Sebagai aktivis antikorupsi, Askhalani menjalani hidup yang jauh kemewahan. Hal ini juga yang menjadi pertimbangan saat menentang rencana pembelian kendaraan roda empat sebagai aset Gerak Aceh. Dia menilai pembelian kendaraan hanya membebani keuangan lembaga dan hanya dinikmati oleh koordinator.

Di sisi lain, kendaraan dinas ini hanya memantik perpecahan. Karena, diakui atau tidak, akan timbul perasaan iri di antara sesama rekan kerja.
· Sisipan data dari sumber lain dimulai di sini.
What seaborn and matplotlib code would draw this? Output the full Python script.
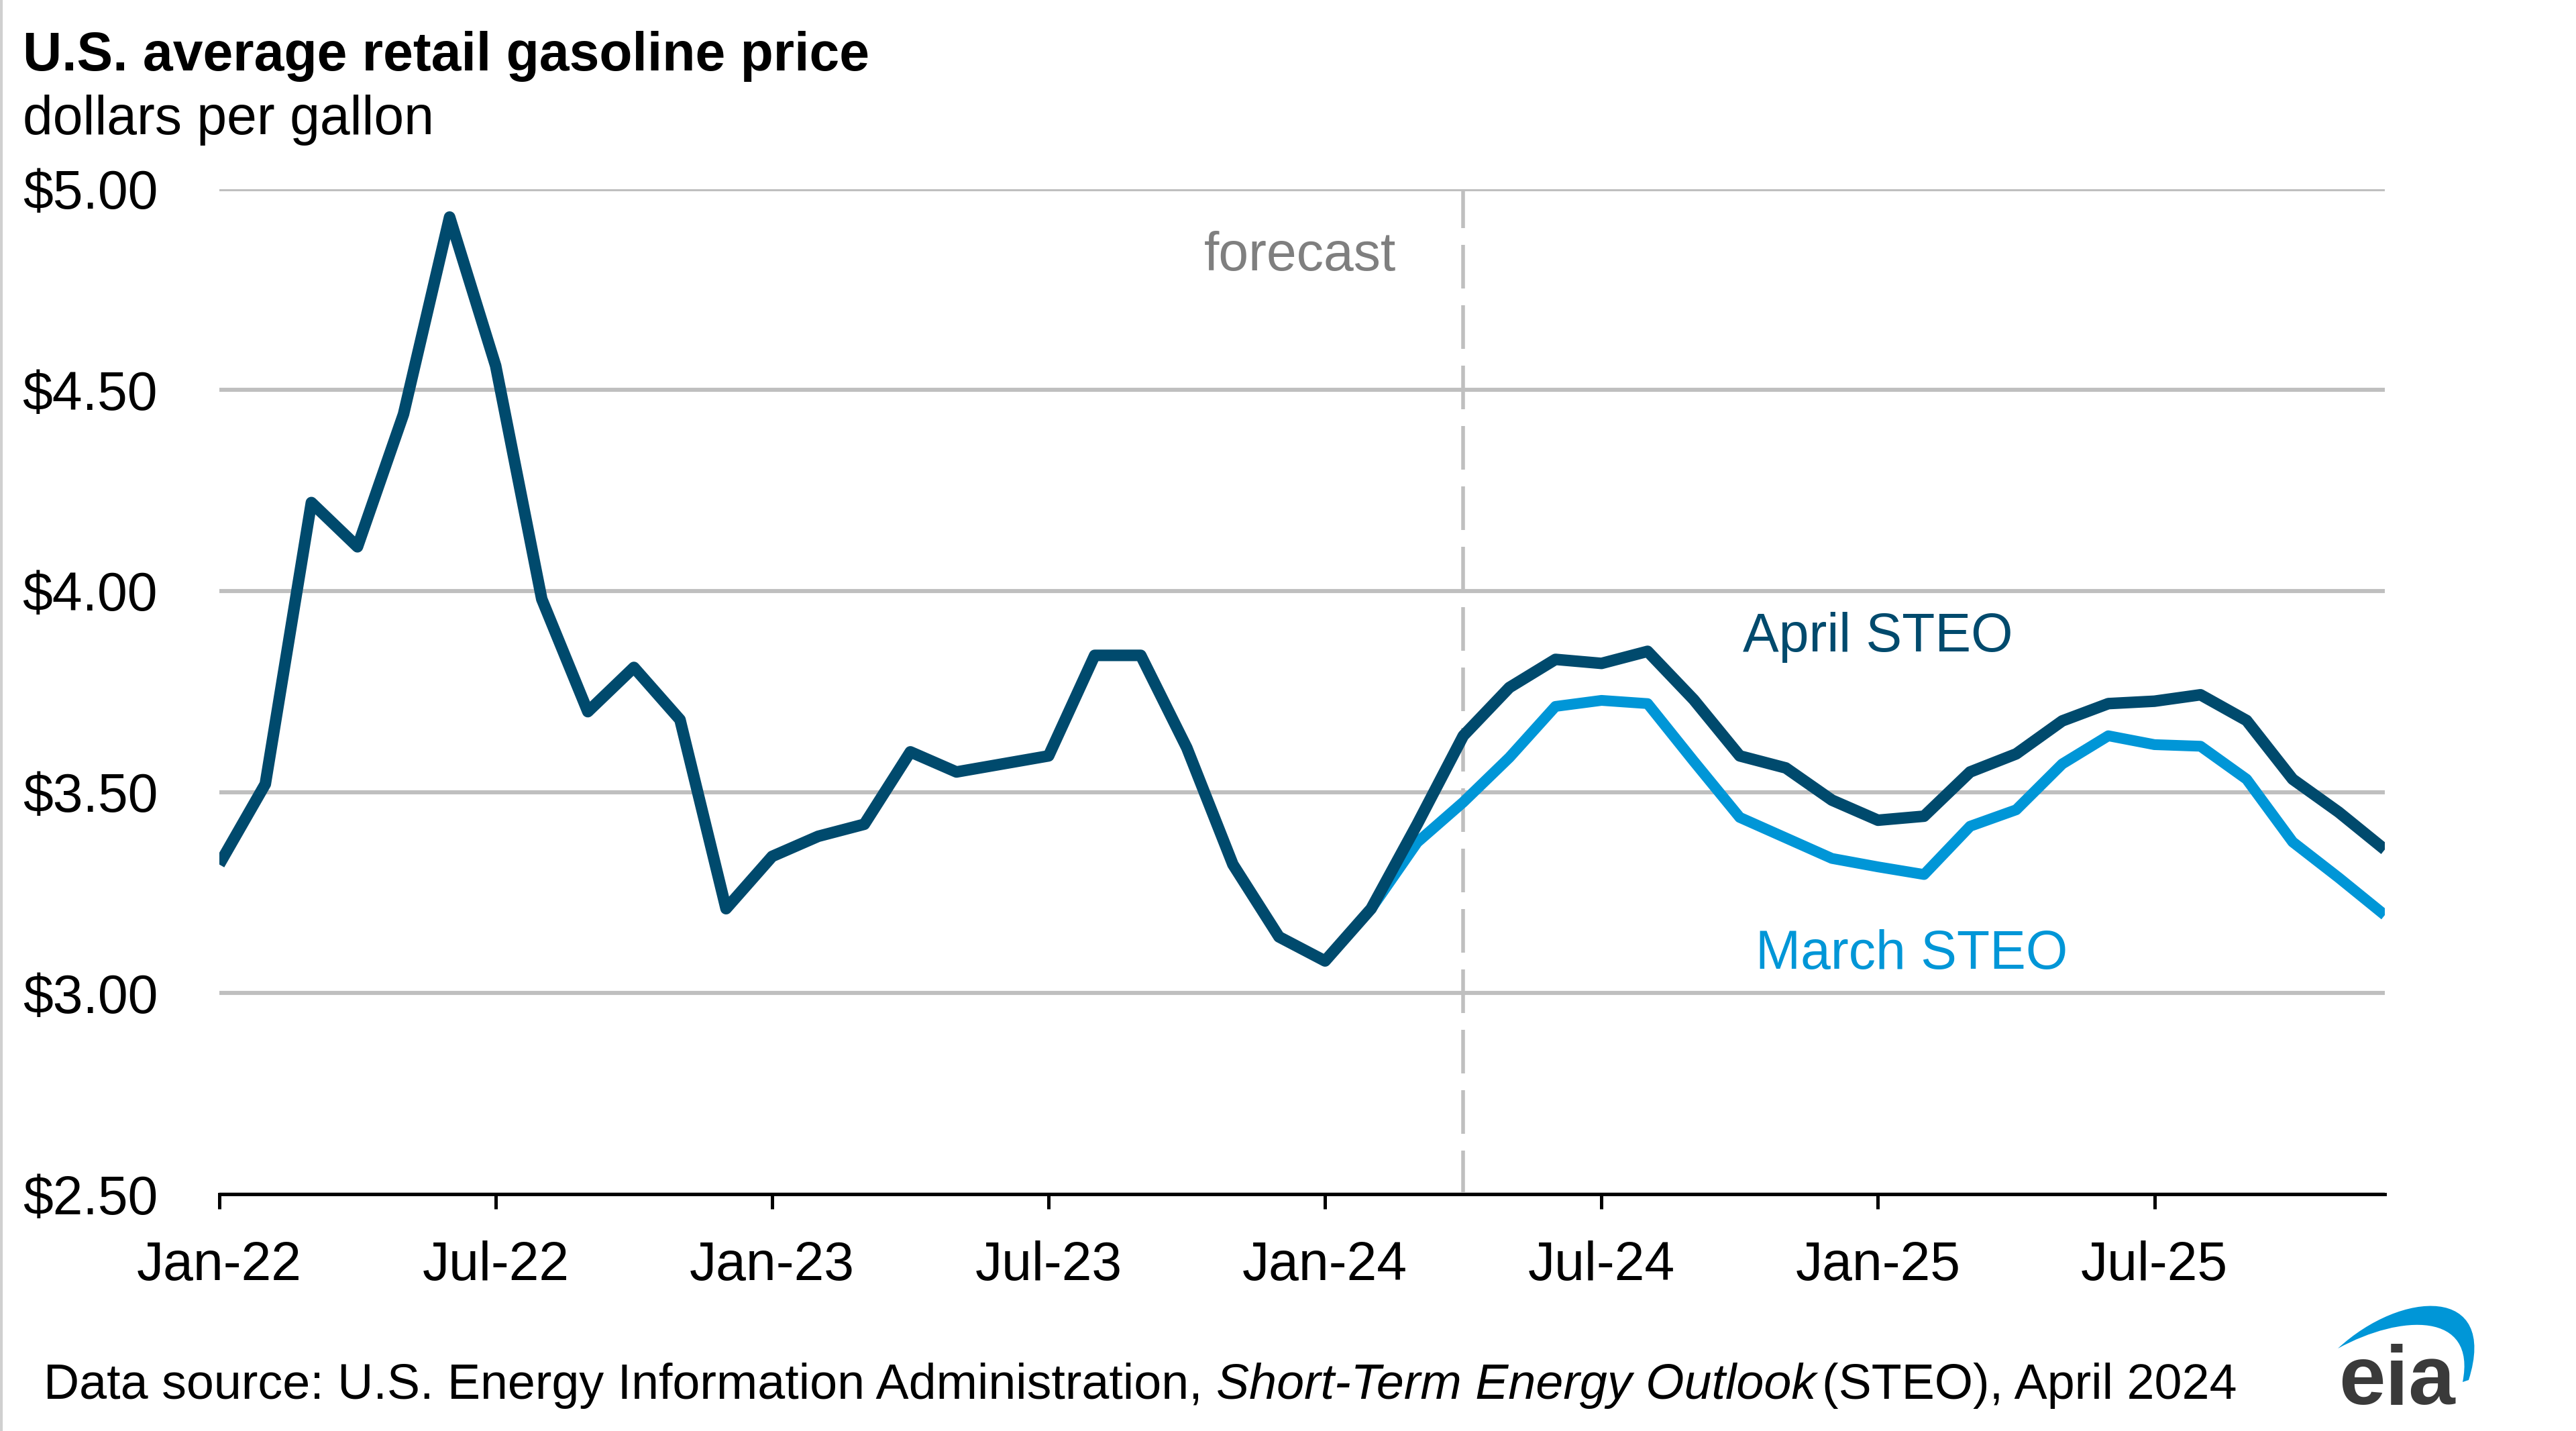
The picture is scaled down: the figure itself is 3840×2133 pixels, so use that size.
import numpy as np
import pandas as pd
import matplotlib
matplotlib.use("Agg")
import matplotlib.pyplot as plt
import seaborn as sns
from matplotlib.path import Path
from matplotlib.patches import PathPatch
from matplotlib.lines import Line2D

# ---------------- data ----------------
month_labels = pd.date_range("2022-01-01", periods=48, freq="MS").strftime("%b-%y").tolist()

april_steo = [3.32, 3.52, 4.22, 4.11, 4.44, 4.93, 4.56, 3.98, 3.70, 3.81, 3.68, 3.21,
              3.34, 3.39, 3.42, 3.60, 3.55, 3.57, 3.59, 3.84, 3.84, 3.61, 3.32, 3.14,
              3.08, 3.21, 3.42, 3.64, 3.76, 3.83, 3.82, 3.85, 3.73, 3.59, 3.56, 3.48,
              3.43, 3.44, 3.55, 3.595, 3.677, 3.72, 3.726, 3.742, 3.678, 3.532, 3.45, 3.357]

# March STEO shown from Feb-24 onward (earlier months coincide with April STEO)
march_start = "Feb-24"
march_steo = [3.21, 3.375, 3.475, 3.586, 3.713, 3.728, 3.72, 3.577, 3.437, 3.386, 3.335,
              3.314, 3.295, 3.415, 3.456, 3.57, 3.64, 3.618, 3.614, 3.532, 3.376, 3.287, 3.194]

forecast_start = "Apr-24"
xtick_labels = ["Jan-22", "Jul-22", "Jan-23", "Jul-23", "Jan-24", "Jul-24", "Jan-25", "Jul-25"]
ytick_values = [2.5, 3.0, 3.5, 4.0, 4.5, 5.0]

# ---------------- style ----------------
DARK = "#004A6D"
LIGHT = "#0096D7"
GRID = "#BFBFBF"

sns.set_theme(style="white")
plt.rcParams["font.family"] = ["Liberation Sans", "DejaVu Sans"]

W, H, DPI = 3840, 2133, 200
fig = plt.figure(figsize=(W / DPI, H / DPI), dpi=DPI)
fig.patch.set_facecolor("white")

def fx(px):
    return px / W

def fy(py):
    return 1 - py / H

ax = fig.add_axes([fx(326.8), fy(1780), fx(3555) - fx(326.8), fy(281.6) - fy(1780)])

x_all = np.arange(len(month_labels))
i0 = month_labels.index(march_start)
x_march = x_all[i0:i0 + len(march_steo)]

df_a = pd.DataFrame({"x": x_all, "price": april_steo})
df_m = pd.DataFrame({"x": x_march, "price": march_steo})

sns.lineplot(data=df_m, x="x", y="price", ax=ax, color=LIGHT, linewidth=5.8,
             solid_joinstyle="round", solid_capstyle="butt", zorder=3)
sns.lineplot(data=df_a, x="x", y="price", ax=ax, color=DARK, linewidth=6.2,
             solid_joinstyle="round", solid_capstyle="butt", zorder=4)

fc = month_labels.index(forecast_start)
ax.axvline(fc, color=GRID, linewidth=2.0, dashes=(11.7, 4.5), zorder=2)

ax.set_xlim(0, len(month_labels) - 1)
ax.set_ylim(2.5, 5.0)
ax.set_yticks(ytick_values)
ax.set_yticklabels([f"${v:.2f}" for v in ytick_values])
ax.set_xticks([month_labels.index(l) for l in xtick_labels])
ax.set_xticklabels(xtick_labels)
ax.set_xlabel("")
ax.set_ylabel("")

ax.yaxis.grid(True, color=GRID, linewidth=2.2, zorder=1)
ax.xaxis.grid(False)
ax.set_axisbelow(True)
for s in ["top", "right", "left"]:
    ax.spines[s].set_visible(False)
ax.spines["bottom"].set_color("black")
ax.spines["bottom"].set_linewidth(1.8)
ax.spines["bottom"].set_zorder(5)

ax.tick_params(axis="y", length=0, pad=33, labelsize=29, labelcolor="black")
ax.tick_params(axis="x", length=7.9, width=1.8, direction="out", color="black",
               pad=17, labelsize=29, labelcolor="black", bottom=True)

# annotations
ax.text(fc - 100 / 68.63, 4.797, "forecast", color="#7F7F7F", fontsize=29,
        ha="right", va="baseline")
ax.text(33.07, 3.850, "April STEO", color=DARK, fontsize=29, ha="left", va="baseline")
ax.text(33.34, 3.060, "March STEO", color=LIGHT, fontsize=29, ha="left", va="baseline")

# titles
fig.text(fx(34), fy(105), "U.S. average retail gasoline price", fontsize=29,
         fontweight="bold", color="black", ha="left", va="baseline")
fig.text(fx(34), fy(200), "dollars per gallon", fontsize=29, color="black",
         ha="left", va="baseline")

# footer with italic part
fig.canvas.draw()
renderer = fig.canvas.get_renderer()
fs_foot = 26.5
t1 = fig.text(fx(65), fy(2085), "Data source: U.S. Energy Information Administration,",
              fontsize=fs_foot, color="black", ha="left", va="baseline")
bb = t1.get_window_extent(renderer)
space = 0.278 * fs_foot * DPI / 72
t2 = fig.text((bb.x1 + space) / W, fy(2085), "Short-Term Energy Outlook",
              fontsize=fs_foot, style="italic", color="black", ha="left", va="baseline")
bb2 = t2.get_window_extent(renderer)
t3 = fig.text((bb2.x1 + 0.12 * fs_foot * DPI / 72) / W, fy(2085), "(STEO), April 2024",
              fontsize=fs_foot, color="black", ha="left", va="baseline")

# eia logo
fig.text(fx(3486), fy(2093), "eia", fontsize=45, fontweight="bold", color="#3A3A3A",
         ha="left", va="baseline")
pts = [(3485, 2010), (3580, 1922), (3725, 1915), (3680, 2057),
       (3671, 2060), (3692, 1955), (3580, 1958), (3485, 2010)]
verts = [(fx(a), fy(b)) for a, b in pts]
codes = [Path.MOVETO, Path.CURVE4, Path.CURVE4, Path.CURVE4,
         Path.LINETO, Path.CURVE4, Path.CURVE4, Path.CURVE4]
fig.add_artist(PathPatch(Path(verts + [verts[0]], codes + [Path.CLOSEPOLY]),
                         facecolor=LIGHT, edgecolor="none", transform=fig.transFigure))

# thin left border
fig.add_artist(Line2D([fx(2), fx(2)], [0, 1], color="#D0D0D0", linewidth=1.5,
                      transform=fig.transFigure))

fig.savefig("out.png", dpi=DPI, facecolor="white")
Saat lembaga membutuhkan kendaraan untuk kegiatan di luar daerah, Askhalani mengatakan mereka cukup menyewa kendaraan dengan anggaran yang disesuaikan dalam program.
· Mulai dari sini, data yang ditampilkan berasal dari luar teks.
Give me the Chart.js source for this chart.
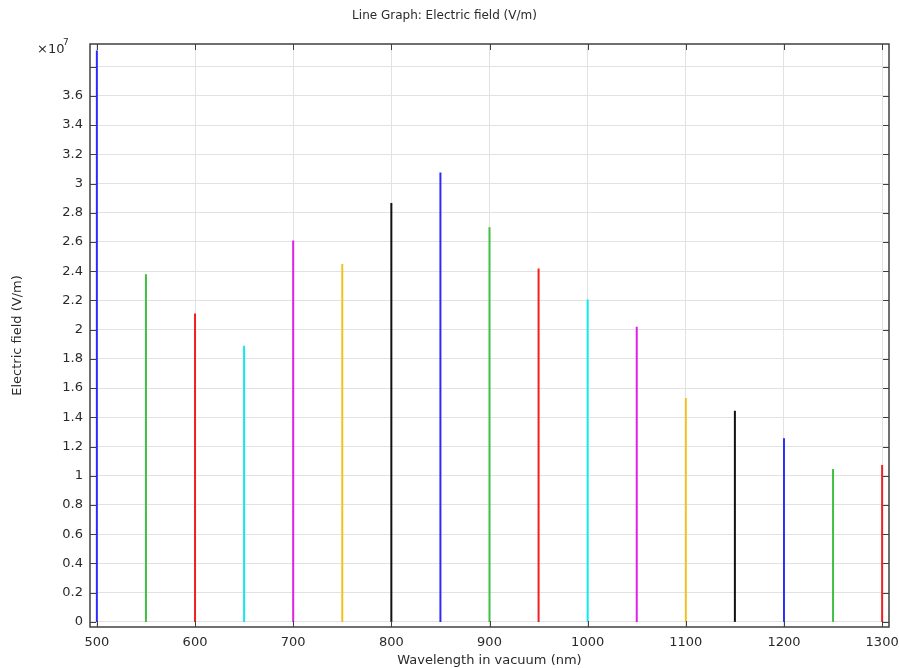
<!DOCTYPE html>
<html>
<head>
<meta charset="utf-8">
<title>Line Graph: Electric field (V/m)</title>
<script src="https://cdn.jsdelivr.net/npm/chart.js@4.4.1/dist/chart.umd.min.js"></script>
<style>
  html, body { margin: 0; padding: 0; background: #fff; }
  #wrap { width: 899px; height: 668px; }
</style>
</head>
<body>
<div id="wrap"><canvas id="grafico" width="899" height="668"></canvas></div>
<script>
// longitudes de onda (nm) y valor máximo de cada línea (x10^7 V/m)
const longitudes = [500, 550, 600, 650, 700, 750, 800, 850, 900, 950, 1000, 1050, 1100, 1150, 1200, 1250, 1300];
const picos = [3.91, 2.38, 2.11, 1.89, 2.61, 2.45, 2.866, 3.075, 2.70, 2.418, 2.207, 2.02, 1.532, 1.445, 1.257, 1.046, 1.074];
const colores = ["#2b2bff", "#3fbf3f", "#f02020", "#10e8f0", "#e020e8", "#f2c020", "#111111"];
const escala = 1e7;

// marcas de los ejes
const marcasX = [500, 600, 700, 800, 900, 1000, 1100, 1200, 1300];
const marcasY = [0, 0.2, 0.4, 0.6, 0.8, 1, 1.2, 1.4, 1.6, 1.8, 2, 2.2, 2.4, 2.6, 2.8, 3, 3.2, 3.4, 3.6, 3.8];
const etiquetasY = ["0", "0.2", "0.4", "0.6", "0.8", "1", "1.2", "1.4", "1.6", "1.8", "2", "2.2", "2.4", "2.6", "2.8", "3", "3.2", "3.4", "3.6", ""];

const fuente = "'DejaVu Sans', sans-serif";
const texto = "#2a2a2a";

// cada línea va desde 0 hasta su pico
const datasets = longitudes.map((l, i) => ({
  label: l + " nm",
  data: [{ x: l, y: 0 }, { x: l, y: picos[i] * escala }],
  borderColor: colores[i % colores.length],
  borderWidth: 2,
  pointRadius: 0,
  fill: false,
}));

// marco y marcas hacia dentro (como en COMSOL)
const marco = {
  id: "marco",
  afterDraw(chart) {
    const { ctx, chartArea: a, scales } = chart;
    ctx.save();
    ctx.strokeStyle = "#404040";
    ctx.lineWidth = 1;
    scales.x.ticks.forEach((t) => {
      const px = Math.round(scales.x.getPixelForValue(t.value)) + 0.5;
      ctx.beginPath();
      ctx.moveTo(px, a.bottom); ctx.lineTo(px, a.bottom - 6);
      ctx.moveTo(px, a.top); ctx.lineTo(px, a.top + 6);
      ctx.stroke();
    });
    scales.y.ticks.forEach((t) => {
      const py = Math.round(scales.y.getPixelForValue(t.value)) + 0.5;
      ctx.beginPath();
      ctx.moveTo(a.left, py); ctx.lineTo(a.left + 6, py);
      ctx.moveTo(a.right, py); ctx.lineTo(a.right - 6, py);
      ctx.stroke();
    });
    ctx.lineWidth = 1.5;
    ctx.strokeRect(a.left, a.top, a.right - a.left, a.bottom - a.top);

    // factor de escala
    ctx.fillStyle = texto;
    ctx.textBaseline = "alphabetic";
    ctx.font = "13px " + fuente;
    ctx.fillText("\u00d710", 37, 53);
    ctx.font = "9px " + fuente;
    ctx.fillText("7", 63, 45);
    ctx.restore();
  },
};

const ctx = document.getElementById("grafico").getContext("2d");
const chart = new Chart(ctx, {
  type: "line",
  data: { datasets: datasets },
  options: {
    responsive: false,
    animation: false,
    layout: { padding: { right: 10, left: 0, top: 0, bottom: 0 } },
    plugins: {
      legend: { display: false },
      tooltip: { enabled: false },
      title: {
        display: true,
        text: "Line Graph: Electric field (V/m)",
        color: texto,
        font: { family: fuente, size: 12, weight: "normal" },
        padding: { top: 9, bottom: 20.6 },
      },
    },
    scales: {
      x: {
        type: "linear",
        bounds: "data",
        min: 493,
        max: 1307,
        afterBuildTicks: (s) => { s.ticks = marcasX.map((v) => ({ value: v })); },
        afterFit: (s) => { s.height = 41; s.paddingLeft = 0; s.paddingRight = 0; },
        ticks: {
          maxRotation: 0,
          autoSkip: false,
          padding: 8,
          color: texto,
          font: { family: fuente, size: 13 },
          callback: (v) => String(v),
        },
        grid: { color: "#e2e2e2", drawTicks: false },
        border: { display: false },
        title: {
          display: true,
          text: "Wavelength in vacuum (nm)",
          color: texto,
          font: { family: fuente, size: 13 },
          padding: { top: 0, bottom: 0 },
        },
      },
      y: {
        type: "linear",
        bounds: "data",
        min: -0.035 * escala,
        max: 3.955 * escala,
        afterBuildTicks: (s) => { s.ticks = marcasY.map((v) => ({ value: v * escala })); },
        afterFit: (s) => { s.width = 90; s.paddingTop = 0; s.paddingBottom = 0; },
        ticks: {
          autoSkip: false,
          padding: 7,
          color: texto,
          font: { family: fuente, size: 13 },
          callback: (v, i) => etiquetasY[i],
        },
        grid: { color: "#e2e2e2", drawTicks: false },
        border: { display: false },
        title: {
          display: true,
          text: "Electric field (V/m)",
          color: texto,
          font: { family: fuente, size: 13 },
          padding: { top: 10, bottom: 0 },
        },
      },
    },
  },
  plugins: [marco],
});
</script>
</body>
</html>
Gaya hidup sederhana inilah yang diterapkan Askhalani dalam keluarga. Bahkan untuk menghindari pertemuan-pertemuan dengan banyak pihak yang berseberangan kepentingan, Askhalani memilih menghabiskan waktu bersama rekan-rekan di Gerak Aceh di warung-warung kopi kecil. Askhalani menerapkan batasan tentang kewajaran hidup selaku aktivis antikorupsi.

Pada 2016, Askhalani menjadi pengacara untuk mencari penghasilan tambahan. Namun dia membatasi diri untuk tidak menerima klien yang terjerat kasus dugaan korupsi. Dia lebih memilih bayaran kecil untuk kasus kecil ketimbang uang besar dengan membela koruptor.

Uang yang dikumpulkan Askhalani dari beracara digunakan untuk membeli lahan. Saban akhir pekan, Askhalani pergi ke kebun untuk menanam alpokat, jengkol dan pinang. Dia berharap uang dari berkebun ini dapat menjadi penghasilan tambahan sehingga dia tidak terlalu bergantung dengan pendapatan dari lembaga dan profesi. “Mungkin dalam satu atau dua tahun lagi, pohon-pohon di kebun itu mulai menghasilkan,” kata Askhalani.

Satu hal yang tak akan disesali Askhalani adalah keputusan untuk menempuh jalan hidup sebagai pegiat antikorupsi. Keluarga juga mendukung langkah ini. Askhalani percaya bahwa perjuangan melawan korupsi bukan perjuangan untuk kepentingan diri sendiri. Di dalamnya terdapat doa masyarakat yang hak-hak mereka dicuri oleh maling negara.

“Kekecewaan terbesar saya adalah saat kami hanya dijadikan alat untuk mengeruk keuntungan atas kasus-kasus dugaan korupsi yang dilaporkan kepada aparat penegak hukum. Karena itu, kami lebih memilih melaporkan kasus-kasus itu kepada KPK (Komisi Pemberantasan Korupsi). Meski saat ini, setelah konflik mengenai pengawai KPK, kami masih menahan diri untuk melaporkan kasus dugaan korupsi,” kata Askhalani. Tatap matanya tetap memancarkan optimisme.